** START OF DATA SUPPLIED **

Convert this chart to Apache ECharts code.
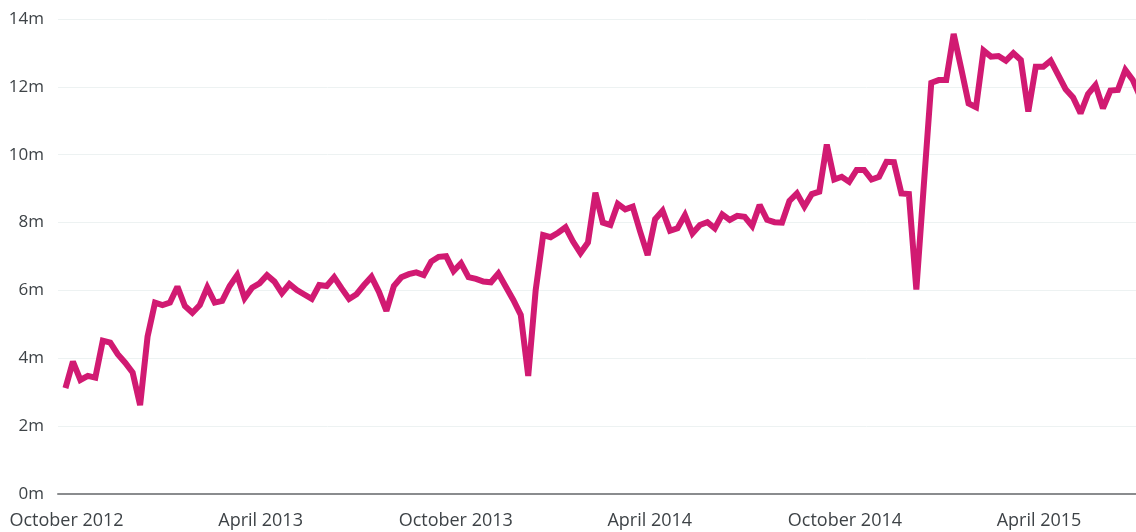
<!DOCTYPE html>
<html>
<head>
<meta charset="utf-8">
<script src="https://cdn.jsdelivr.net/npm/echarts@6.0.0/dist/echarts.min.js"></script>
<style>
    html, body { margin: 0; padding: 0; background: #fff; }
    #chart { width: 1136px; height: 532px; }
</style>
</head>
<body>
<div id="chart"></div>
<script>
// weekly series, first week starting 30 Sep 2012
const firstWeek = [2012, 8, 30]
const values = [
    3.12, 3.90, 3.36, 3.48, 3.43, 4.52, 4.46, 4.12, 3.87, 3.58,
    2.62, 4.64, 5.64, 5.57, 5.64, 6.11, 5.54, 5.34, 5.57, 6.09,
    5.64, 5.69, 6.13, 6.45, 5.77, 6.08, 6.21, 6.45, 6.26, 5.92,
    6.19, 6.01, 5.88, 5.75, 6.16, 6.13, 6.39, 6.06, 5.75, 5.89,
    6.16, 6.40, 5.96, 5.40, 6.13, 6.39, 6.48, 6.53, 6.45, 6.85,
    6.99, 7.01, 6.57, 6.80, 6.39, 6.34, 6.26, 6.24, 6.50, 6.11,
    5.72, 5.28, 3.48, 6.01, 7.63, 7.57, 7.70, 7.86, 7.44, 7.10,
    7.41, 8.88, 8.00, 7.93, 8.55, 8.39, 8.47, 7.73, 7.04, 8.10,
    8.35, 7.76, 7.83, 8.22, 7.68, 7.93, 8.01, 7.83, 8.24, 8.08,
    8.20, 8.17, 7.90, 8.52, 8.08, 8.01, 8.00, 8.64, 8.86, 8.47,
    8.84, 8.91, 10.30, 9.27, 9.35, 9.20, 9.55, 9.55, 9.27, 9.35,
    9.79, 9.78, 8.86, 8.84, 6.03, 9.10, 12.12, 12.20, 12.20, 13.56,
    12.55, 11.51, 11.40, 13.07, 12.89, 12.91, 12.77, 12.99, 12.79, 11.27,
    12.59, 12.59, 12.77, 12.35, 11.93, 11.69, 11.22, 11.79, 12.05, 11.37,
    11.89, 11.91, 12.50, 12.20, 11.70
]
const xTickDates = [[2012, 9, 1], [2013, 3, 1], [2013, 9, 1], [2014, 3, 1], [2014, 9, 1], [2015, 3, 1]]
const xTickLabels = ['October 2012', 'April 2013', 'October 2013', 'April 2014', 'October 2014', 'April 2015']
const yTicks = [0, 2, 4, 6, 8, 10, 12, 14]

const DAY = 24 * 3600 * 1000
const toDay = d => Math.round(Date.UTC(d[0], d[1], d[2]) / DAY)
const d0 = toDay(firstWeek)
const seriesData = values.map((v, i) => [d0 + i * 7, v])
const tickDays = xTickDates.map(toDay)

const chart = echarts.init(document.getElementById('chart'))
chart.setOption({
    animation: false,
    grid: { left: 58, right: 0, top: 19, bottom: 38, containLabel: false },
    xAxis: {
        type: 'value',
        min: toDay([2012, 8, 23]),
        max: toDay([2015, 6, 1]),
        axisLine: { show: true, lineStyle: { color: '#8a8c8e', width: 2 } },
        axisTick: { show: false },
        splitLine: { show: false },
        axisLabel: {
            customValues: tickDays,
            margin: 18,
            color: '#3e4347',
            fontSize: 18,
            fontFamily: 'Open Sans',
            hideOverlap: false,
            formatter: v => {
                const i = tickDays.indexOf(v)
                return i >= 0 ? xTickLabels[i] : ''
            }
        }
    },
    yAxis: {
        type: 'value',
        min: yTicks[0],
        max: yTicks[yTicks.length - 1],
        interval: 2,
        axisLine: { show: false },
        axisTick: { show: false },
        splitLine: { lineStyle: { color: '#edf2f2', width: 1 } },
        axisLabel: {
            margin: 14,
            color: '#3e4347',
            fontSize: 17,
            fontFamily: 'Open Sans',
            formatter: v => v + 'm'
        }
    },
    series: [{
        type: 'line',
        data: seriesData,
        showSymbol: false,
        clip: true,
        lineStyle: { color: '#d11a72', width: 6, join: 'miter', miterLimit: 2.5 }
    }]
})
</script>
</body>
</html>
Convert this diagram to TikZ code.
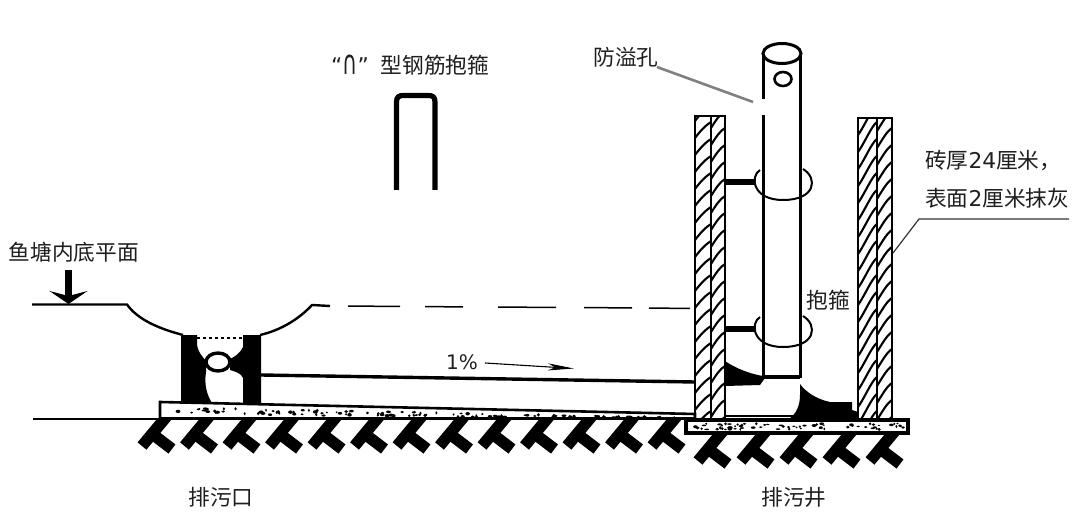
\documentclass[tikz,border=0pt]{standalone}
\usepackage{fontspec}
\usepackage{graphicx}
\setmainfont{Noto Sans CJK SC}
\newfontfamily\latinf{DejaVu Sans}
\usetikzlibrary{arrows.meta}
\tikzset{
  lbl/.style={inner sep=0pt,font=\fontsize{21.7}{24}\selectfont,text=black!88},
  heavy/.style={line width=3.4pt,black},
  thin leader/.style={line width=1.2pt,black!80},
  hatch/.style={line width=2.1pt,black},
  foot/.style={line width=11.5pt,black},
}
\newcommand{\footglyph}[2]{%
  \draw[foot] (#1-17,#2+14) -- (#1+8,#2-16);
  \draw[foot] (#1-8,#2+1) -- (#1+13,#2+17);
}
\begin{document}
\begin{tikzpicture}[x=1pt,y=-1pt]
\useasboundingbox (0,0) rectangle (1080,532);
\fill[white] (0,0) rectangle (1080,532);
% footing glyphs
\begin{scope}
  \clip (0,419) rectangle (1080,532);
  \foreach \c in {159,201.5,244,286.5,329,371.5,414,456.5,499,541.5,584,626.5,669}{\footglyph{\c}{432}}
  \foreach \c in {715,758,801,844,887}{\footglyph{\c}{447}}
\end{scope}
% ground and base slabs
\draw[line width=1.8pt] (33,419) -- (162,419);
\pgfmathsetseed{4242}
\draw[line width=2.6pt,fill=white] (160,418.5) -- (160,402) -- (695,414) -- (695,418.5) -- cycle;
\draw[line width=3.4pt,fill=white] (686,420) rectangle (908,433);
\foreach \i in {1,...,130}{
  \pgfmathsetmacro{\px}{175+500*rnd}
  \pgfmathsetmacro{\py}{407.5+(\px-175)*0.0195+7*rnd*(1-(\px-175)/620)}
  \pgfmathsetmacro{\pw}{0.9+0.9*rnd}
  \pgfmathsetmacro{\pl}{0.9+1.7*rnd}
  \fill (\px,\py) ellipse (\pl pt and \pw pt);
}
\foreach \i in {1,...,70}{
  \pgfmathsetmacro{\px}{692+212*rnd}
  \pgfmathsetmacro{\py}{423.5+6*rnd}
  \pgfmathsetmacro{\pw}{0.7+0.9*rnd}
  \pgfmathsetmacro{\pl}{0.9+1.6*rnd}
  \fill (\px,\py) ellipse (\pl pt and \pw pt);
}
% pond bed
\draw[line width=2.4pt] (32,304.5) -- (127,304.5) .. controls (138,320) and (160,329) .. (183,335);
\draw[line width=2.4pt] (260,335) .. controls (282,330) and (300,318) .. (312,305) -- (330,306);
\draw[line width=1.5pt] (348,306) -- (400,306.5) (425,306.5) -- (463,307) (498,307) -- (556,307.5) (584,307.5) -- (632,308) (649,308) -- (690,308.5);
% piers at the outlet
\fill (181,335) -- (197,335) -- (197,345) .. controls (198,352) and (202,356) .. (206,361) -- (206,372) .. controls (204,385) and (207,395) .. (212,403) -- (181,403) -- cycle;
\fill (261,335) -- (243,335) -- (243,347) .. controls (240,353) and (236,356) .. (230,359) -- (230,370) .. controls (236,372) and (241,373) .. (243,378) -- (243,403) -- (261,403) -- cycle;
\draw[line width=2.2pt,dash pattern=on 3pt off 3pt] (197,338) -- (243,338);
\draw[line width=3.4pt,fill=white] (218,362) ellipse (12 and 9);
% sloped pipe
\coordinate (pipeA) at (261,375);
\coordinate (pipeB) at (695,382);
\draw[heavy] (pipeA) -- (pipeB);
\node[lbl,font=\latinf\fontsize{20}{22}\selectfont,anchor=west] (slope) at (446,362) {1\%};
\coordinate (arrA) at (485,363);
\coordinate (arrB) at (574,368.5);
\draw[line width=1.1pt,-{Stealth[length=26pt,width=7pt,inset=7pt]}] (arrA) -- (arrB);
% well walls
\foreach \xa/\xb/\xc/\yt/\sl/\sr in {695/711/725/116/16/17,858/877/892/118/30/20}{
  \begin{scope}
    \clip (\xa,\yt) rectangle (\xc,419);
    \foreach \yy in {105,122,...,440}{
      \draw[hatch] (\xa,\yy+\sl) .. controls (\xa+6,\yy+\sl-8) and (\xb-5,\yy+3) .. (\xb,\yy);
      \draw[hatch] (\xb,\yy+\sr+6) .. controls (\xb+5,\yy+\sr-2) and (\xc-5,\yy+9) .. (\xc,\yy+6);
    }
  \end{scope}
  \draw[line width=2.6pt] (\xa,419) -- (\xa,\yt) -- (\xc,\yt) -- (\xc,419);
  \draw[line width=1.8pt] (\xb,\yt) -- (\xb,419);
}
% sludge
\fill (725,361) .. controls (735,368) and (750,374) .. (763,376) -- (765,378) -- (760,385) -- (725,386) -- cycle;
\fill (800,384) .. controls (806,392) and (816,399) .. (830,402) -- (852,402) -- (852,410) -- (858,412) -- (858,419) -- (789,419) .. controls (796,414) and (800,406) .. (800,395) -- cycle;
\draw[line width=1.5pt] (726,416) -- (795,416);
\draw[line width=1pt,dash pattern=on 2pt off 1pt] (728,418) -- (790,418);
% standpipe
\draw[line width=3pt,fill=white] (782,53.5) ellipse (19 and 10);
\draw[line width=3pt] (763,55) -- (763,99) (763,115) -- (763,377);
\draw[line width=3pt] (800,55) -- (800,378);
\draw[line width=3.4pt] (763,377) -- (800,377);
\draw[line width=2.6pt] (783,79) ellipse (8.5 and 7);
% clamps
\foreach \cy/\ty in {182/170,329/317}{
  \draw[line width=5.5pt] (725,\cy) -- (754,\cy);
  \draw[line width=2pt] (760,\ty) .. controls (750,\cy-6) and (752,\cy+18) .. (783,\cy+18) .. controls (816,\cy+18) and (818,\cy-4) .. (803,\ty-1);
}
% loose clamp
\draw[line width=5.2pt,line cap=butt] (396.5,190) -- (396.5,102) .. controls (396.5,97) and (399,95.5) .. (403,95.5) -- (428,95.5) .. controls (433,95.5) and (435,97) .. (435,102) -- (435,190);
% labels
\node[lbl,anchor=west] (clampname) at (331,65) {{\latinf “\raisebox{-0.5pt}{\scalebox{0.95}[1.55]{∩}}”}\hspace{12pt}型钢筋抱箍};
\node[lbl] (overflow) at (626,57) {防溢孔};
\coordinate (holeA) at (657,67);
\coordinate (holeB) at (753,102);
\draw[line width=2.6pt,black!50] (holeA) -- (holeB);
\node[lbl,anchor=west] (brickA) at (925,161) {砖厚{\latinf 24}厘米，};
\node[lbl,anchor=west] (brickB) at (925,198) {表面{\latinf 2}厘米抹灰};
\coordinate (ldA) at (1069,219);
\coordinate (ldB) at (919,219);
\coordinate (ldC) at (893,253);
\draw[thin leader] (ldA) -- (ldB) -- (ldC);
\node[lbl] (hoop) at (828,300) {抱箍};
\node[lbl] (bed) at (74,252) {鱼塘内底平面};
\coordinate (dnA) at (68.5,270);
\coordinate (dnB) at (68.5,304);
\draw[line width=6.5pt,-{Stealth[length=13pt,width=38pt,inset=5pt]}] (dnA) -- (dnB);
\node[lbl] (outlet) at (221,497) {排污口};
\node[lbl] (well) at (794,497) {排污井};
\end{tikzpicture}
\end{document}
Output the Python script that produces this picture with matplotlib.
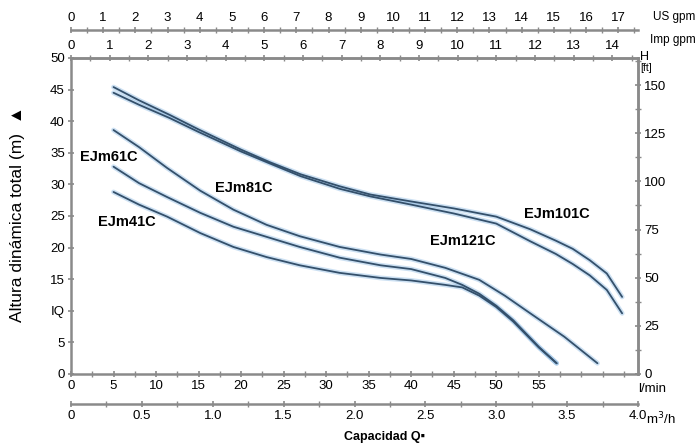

** END OF DATA SUPPLIED **

▶ [SHORT EXERCISE] In the data above, please extract the lines from the first one through the line with "const tickDays = xTickDates.map(toDay)", exactly, and keep pictures out.

▶ [CORRECT OUTPUT]
Convert this chart to Apache ECharts code.
<!DOCTYPE html>
<html>
<head>
<meta charset="utf-8">
<script src="https://cdn.jsdelivr.net/npm/echarts@6.0.0/dist/echarts.min.js"></script>
<style>
    html, body { margin: 0; padding: 0; background: #fff; }
    #chart { width: 1136px; height: 532px; }
</style>
</head>
<body>
<div id="chart"></div>
<script>
// weekly series, first week starting 30 Sep 2012
const firstWeek = [2012, 8, 30]
const values = [
    3.12, 3.90, 3.36, 3.48, 3.43, 4.52, 4.46, 4.12, 3.87, 3.58,
    2.62, 4.64, 5.64, 5.57, 5.64, 6.11, 5.54, 5.34, 5.57, 6.09,
    5.64, 5.69, 6.13, 6.45, 5.77, 6.08, 6.21, 6.45, 6.26, 5.92,
    6.19, 6.01, 5.88, 5.75, 6.16, 6.13, 6.39, 6.06, 5.75, 5.89,
    6.16, 6.40, 5.96, 5.40, 6.13, 6.39, 6.48, 6.53, 6.45, 6.85,
    6.99, 7.01, 6.57, 6.80, 6.39, 6.34, 6.26, 6.24, 6.50, 6.11,
    5.72, 5.28, 3.48, 6.01, 7.63, 7.57, 7.70, 7.86, 7.44, 7.10,
    7.41, 8.88, 8.00, 7.93, 8.55, 8.39, 8.47, 7.73, 7.04, 8.10,
    8.35, 7.76, 7.83, 8.22, 7.68, 7.93, 8.01, 7.83, 8.24, 8.08,
    8.20, 8.17, 7.90, 8.52, 8.08, 8.01, 8.00, 8.64, 8.86, 8.47,
    8.84, 8.91, 10.30, 9.27, 9.35, 9.20, 9.55, 9.55, 9.27, 9.35,
    9.79, 9.78, 8.86, 8.84, 6.03, 9.10, 12.12, 12.20, 12.20, 13.56,
    12.55, 11.51, 11.40, 13.07, 12.89, 12.91, 12.77, 12.99, 12.79, 11.27,
    12.59, 12.59, 12.77, 12.35, 11.93, 11.69, 11.22, 11.79, 12.05, 11.37,
    11.89, 11.91, 12.50, 12.20, 11.70
]
const xTickDates = [[2012, 9, 1], [2013, 3, 1], [2013, 9, 1], [2014, 3, 1], [2014, 9, 1], [2015, 3, 1]]
const xTickLabels = ['October 2012', 'April 2013', 'October 2013', 'April 2014', 'October 2014', 'April 2015']
const yTicks = [0, 2, 4, 6, 8, 10, 12, 14]

const DAY = 24 * 3600 * 1000
const toDay = d => Math.round(Date.UTC(d[0], d[1], d[2]) / DAY)
const d0 = toDay(firstWeek)
const seriesData = values.map((v, i) => [d0 + i * 7, v])
const tickDays = xTickDates.map(toDay)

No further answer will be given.